We’ve heard it many times before: Our nation is on a fiscal cliff, there’s a dire need to get spending under control and wasteful projects must be eliminated. Then, once members of Congress have completed their recitations of the obvious, they employ all the excuses under the sun to explain why a particular program they support is essential and should not be placed on the chopping block.
But every now and then, a strange thing happens in Washington — Congress actually does more than merely talk about reining in spending; it acts by eliminating funding for defunct programs. And that’s precisely what’s happening with the Medium Extended Air Defense System (MEADS). The House Appropriations Committee has zeroed out MEADS’ funding, and the National Defense Authorization Act in both the Senate and the House struck additional funding for it as well.
Now the Senate Appropriations Committee has the opportunity to eliminate funding for this program as it begins its mark-up of the defense appropriations bill. Even with these steps in the right direction, it’s still far too early to crack open the champagne. Some in Washington still think, despite its woeful record, that MEADS needs additional funding. For example, the president’s FY 2013 budget included a request for $400 million more for MEADS.
Still, proponents of MEADS have deluded themselves into thinking the program is beneficial to our nation and performing well, on time, on budget and saving taxpayer money to boot. All of those assertions are false.
The first assertion — the development of MEADS is running right on schedule — is easy to debunk. If “right on schedule” means at the very least 10 years behind schedule, then yes, MEADS is on time. And thanks to its significant time delays, its so-called cutting-edge technology is about 20 years behind too. But MEADS’ slow progression is only one of the problems plaguing this program.
In 1996, the federal government expected MEADS to cost between $2 and $3 billion. The program’s current cost estimates are now as much as eight times that amount, roughly $19 billion, should the program be allowed to go forward.

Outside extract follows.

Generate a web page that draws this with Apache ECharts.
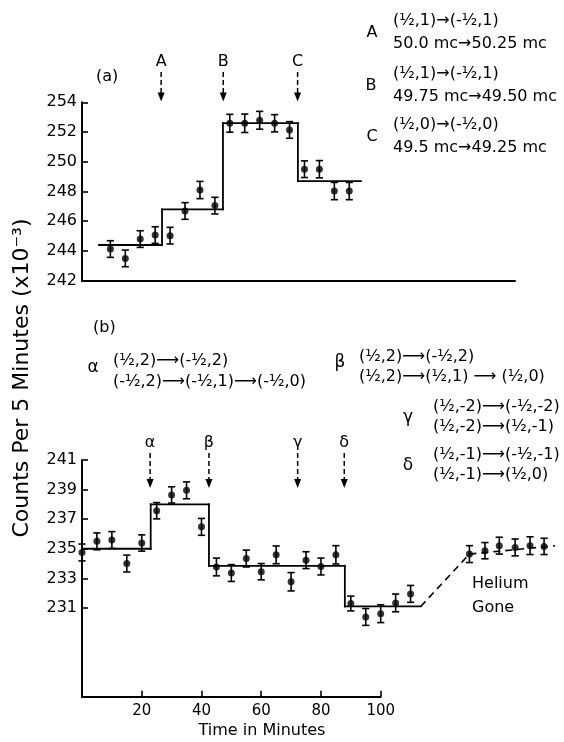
<!DOCTYPE html>
<html><head><meta charset="utf-8">
<script src="https://cdn.jsdelivr.net/npm/echarts@6/dist/echarts.min.js"></script>
<style>html,body{margin:0;padding:0;background:#fff}#c{width:564px;height:742px}</style>
</head><body><div id="c"></div>
<script>
// ---------- Panel (a) ----------
const aTimes = [9.5,14.5,19.5,24.5,29.5,34.5,39.5,44.5,49.5,54.5,59.5,64.5,69.5,74.5,79.5,84.5,89.5];
const aCounts = [244.13,243.5,244.8,245.07,245.03,246.69,248.1,247.05,252.59,252.59,252.79,252.59,252.14,249.5,249.5,248.03,248.03];
const aErrors = [0.56,0.56,0.56,0.56,0.56,0.56,0.58,0.56,0.6,0.62,0.6,0.58,0.56,0.56,0.58,0.58,0.58];
const aStepEdges = [5.7,26.8,47.2,72.3,93.4];
const aStepLevels = [244.4,246.8,252.6,248.7];
const aYTicks = [242,244,246,248,250,252,254];
const aArrowTimes = [26.5,47.3,72.2];
const aArrowLabels = ['A','B','C'];

// ---------- Panel (b) ----------
const bTimes = [0,5,10,15,20,25,30,35,40,45,50,55,60,65,70,75,80,85,90,95,100,105,110];
const bCounts = [234.75,235.5,235.59,234.0,235.39,237.57,238.64,238.95,236.48,233.77,233.36,234.34,233.45,234.59,232.77,234.23,233.8,234.59,231.3,230.39,230.61,231.34,231.95];
const bErrors = [0.57,0.57,0.57,0.57,0.55,0.55,0.55,0.57,0.57,0.6,0.57,0.57,0.55,0.6,0.62,0.57,0.57,0.62,0.5,0.57,0.6,0.6,0.57];
const bStepEdges = [0,23,42.5,88,113.4];
const bStepLevels = [235.0,238.0,233.85,231.1];
const heliumTimes = [129.7,134.9,139.7,145,150,154.7];
const heliumCounts = [234.64,234.87,235.21,235.09,235.21,235.16];
const heliumErrors = [0.57,0.55,0.57,0.57,0.6,0.55];
const heliumDashTimes = [113.4,129.7,158.4];
const heliumDashCounts = [231.1,234.64,235.2];
const bXTicks = [20,40,60,80,100];
const bYTicks = [231,233,235,237,239,241];
const bArrowTimes = [22.8,42.5,72.2,87.8];
const bArrowLabels = ['α','β','γ','δ'];

const FONT = 'DejaVu Sans';
const chart = echarts.init(document.getElementById('c'), null, {renderer:'canvas'});

function stepPoints(edges, levels){
  const out = [];
  for (let i = 0; i < levels.length; i++){
    out.push([edges[i], levels[i]]);
    out.push([edges[i+1], levels[i]]);
  }
  return out;
}
function segments(points){
  const out = [];
  for (let i = 0; i < points.length-1; i++){
    out.push([points[i][0], points[i][1], points[i+1][0], points[i+1][1]]);
  }
  return out;
}
function zip3(t, v, e){ return t.map((x,i)=>[x, v[i], e[i]]); }
function zip2(t, v){ return t.map((x,i)=>[x, v[i]]); }

function segItem(width, dash){
  return function(params, api){
    const p1 = api.coord([api.value(0), api.value(1)]);
    const p2 = api.coord([api.value(2), api.value(3)]);
    const st = {stroke:'#000', lineWidth:width, lineCap:dash?'butt':'square'};
    if (dash) st.lineDash = dash;
    return {type:'line', shape:{x1:p1[0],y1:p1[1],x2:p2[0],y2:p2[1]}, style:st};
  };
}
function errItem(params, api){
  const x = api.value(0), y = api.value(1), e = api.value(2);
  const top = api.coord([x, y+e]), bot = api.coord([x, y-e]);
  const w = 3.6, st = {stroke:'#000', lineWidth:1.6};
  return {type:'group', children:[
    {type:'line', shape:{x1:top[0],y1:top[1],x2:bot[0],y2:bot[1]}, style:st},
    {type:'line', shape:{x1:top[0]-w,y1:top[1],x2:top[0]+w,y2:top[1]}, style:st},
    {type:'line', shape:{x1:bot[0]-w,y1:bot[1],x2:bot[0]+w,y2:bot[1]}, style:st}
  ]};
}
function arrowItem(yTop, yBot, labels){
  return function(params, api){
    const x = api.value(0);
    const p1 = api.coord([x, yTop]), p2 = api.coord([x, yBot]);
    const px = p1[0];
    return {type:'group', children:[
      {type:'line', shape:{x1:px,y1:p1[1],x2:px,y2:p2[1]-7}, style:{stroke:'#000', lineWidth:1.5, lineDash:[5,3]}},
      {type:'polygon', shape:{points:[[px-3.5,p2[1]-9],[px+3.5,p2[1]-9],[px,p2[1]]]}, style:{fill:'#000'}},
      {type:'text', x:px, y:p1[1]-2, style:{text:labels[params.dataIndex], font:'16px "'+FONT+'"', fill:'#000', align:'center', verticalAlign:'bottom'}}
    ]};
  };
}
function txt(x, y, s, size, align){
  return {type:'text', x:x, y:y, style:{text:s, font:(size||16)+'px "'+FONT+'"', fill:'#000', align:align||'left', verticalAlign:'middle'}};
}

const axisLineStyle = {show:true, lineStyle:{color:'#000', width:2}};

const option = {
  backgroundColor:'#fff',
  animation:false,
  grid:[
    {left:82, top:102.3, width:433, height:178.4, containLabel:false, outerBoundsMode:'none'},
    {left:82, top:460, width:298.7, height:236.7, containLabel:false, outerBoundsMode:'none'}
  ],
  xAxis:[
    {type:'value', gridIndex:0, min:0, max:145, axisLine:axisLineStyle, axisTick:{show:false}, axisLabel:{show:false}, splitLine:{show:false}},
    {type:'value', gridIndex:1, min:0, max:100, interval:20, axisLine:axisLineStyle,
     axisTick:{show:true, inside:true, length:6, lineStyle:{color:'#000', width:1.6}, customValues:bXTicks},
     axisLabel:{show:true, margin:7, color:'#000', fontSize:15, fontFamily:FONT, customValues:bXTicks},
     splitLine:{show:false}}
  ],
  yAxis:[
    {type:'value', gridIndex:0, min:242, max:254, interval:2, axisLine:axisLineStyle,
     axisTick:{show:true, inside:true, length:6, lineStyle:{color:'#000', width:1.6}, customValues:aYTicks},
     axisLabel:{show:true, margin:5, color:'#000', fontSize:16, fontFamily:FONT, customValues:aYTicks},
     splitLine:{show:false}},
    {type:'value', gridIndex:1, min:225, max:241, interval:2, axisLine:axisLineStyle,
     axisTick:{show:true, inside:true, length:6, lineStyle:{color:'#000', width:1.6}, customValues:bYTicks},
     axisLabel:{show:true, margin:5, color:'#000', fontSize:16, fontFamily:FONT, customValues:bYTicks},
     splitLine:{show:false}}
  ],
  series:[
    {type:'custom', xAxisIndex:0, yAxisIndex:0, data:segments(stepPoints(aStepEdges, aStepLevels)), renderItem:segItem(1.8), clip:false, silent:true},
    {type:'custom', xAxisIndex:0, yAxisIndex:0, data:zip3(aTimes, aCounts, aErrors), renderItem:errItem, clip:false},
    {type:'scatter', xAxisIndex:0, yAxisIndex:0, data:zip2(aTimes, aCounts), symbolSize:7, itemStyle:{color:'#000'}},
    {type:'custom', xAxisIndex:0, yAxisIndex:0, data:aArrowTimes.map(t=>[t]), renderItem:arrowItem(256.04, 254.05, aArrowLabels), clip:false},

    {type:'custom', xAxisIndex:1, yAxisIndex:1, data:segments(stepPoints(bStepEdges, bStepLevels)), renderItem:segItem(1.8), clip:false, silent:true},
    {type:'custom', xAxisIndex:1, yAxisIndex:1, data:segments(zip2(heliumDashTimes, heliumDashCounts)), renderItem:segItem(1.6,[7,5]), clip:false, silent:true},
    {type:'custom', xAxisIndex:1, yAxisIndex:1, data:zip3(bTimes, bCounts, bErrors), renderItem:errItem, clip:false},
    {type:'custom', xAxisIndex:1, yAxisIndex:1, data:zip3(heliumTimes, heliumCounts, heliumErrors), renderItem:errItem, clip:false},
    {type:'scatter', xAxisIndex:1, yAxisIndex:1, data:zip2(bTimes, bCounts), symbolSize:7, itemStyle:{color:'#000'}, clip:false},
    {type:'scatter', xAxisIndex:1, yAxisIndex:1, data:zip2(heliumTimes, heliumCounts), symbolSize:7, itemStyle:{color:'#000'}, clip:false},
    {type:'custom', xAxisIndex:1, yAxisIndex:1, data:bArrowTimes.map(t=>[t]), renderItem:arrowItem(241.47, 239.1, bArrowLabels), clip:false}
  ],
  graphic:[
    txt(96, 77, '(a)', 16),
    txt(372, 33, 'A', 16, 'center'),
    txt(393, 21, '(½,1)→(-½,1)', 16),
    txt(393, 44, '50.0 mc→50.25 mc', 16),
    txt(371, 86, 'B', 16, 'center'),
    txt(393, 74, '(½,1)→(-½,1)', 16),
    txt(393, 97, '49.75 mc→49.50 mc', 16),
    txt(372, 137, 'C', 16, 'center'),
    txt(393, 125, '(½,0)→(-½,0)', 16),
    txt(393, 148, '49.5 mc→49.25 mc', 16),

    txt(93, 328, '(b)', 16),
    txt(93, 368, 'α', 17, 'center'),
    txt(113, 361, '(½,2)⟶(-½,2)', 16),
    txt(113, 382, '(-½,2)⟶(-½,1)⟶(-½,0)', 16),
    txt(340, 363, 'β', 17, 'center'),
    txt(359, 357, '(½,2)⟶(-½,2)', 16),
    txt(359, 377, '(½,2)⟶(½,1) ⟶ (½,0)', 16),
    txt(408, 418, 'γ', 17, 'center'),
    txt(433, 407, '(½,-2)⟶(-½,-2)', 16),
    txt(433, 427, '(½,-2)⟶(½,-1)', 16),
    txt(408, 466, 'δ', 17, 'center'),
    txt(433, 455, '(½,-1)⟶(-½,-1)', 16),
    txt(433, 475, '(½,-1)⟶(½,0)', 16),

    txt(472, 584, 'Helium', 16),
    txt(472, 608, 'Gone', 16),
    txt(262, 731, 'Time in Minutes', 16, 'center'),
    {type:'text', x:22, y:378, rotation:Math.PI/2, style:{text:'Counts Per 5 Minutes (x10⁻³)', font:'22px "'+FONT+'"', fill:'#000', align:'center', verticalAlign:'middle'}}
  ]
};
chart.setOption(option);
</script>
</body></html>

And while many are aware of MEADS’ shortcomings, they still try to defend its continued funding by claiming that the project’s termination costs will actually make a bigger dent on taxpayers’ wallets than keeping the project on its current course. This contention also fails to mesh with reality. A Pentagon report explains that ending MEADS would actually save taxpayers money because the program is subject to authorization and appropriation. If Congress doesn’t agree to spend the money, there are no termination costs.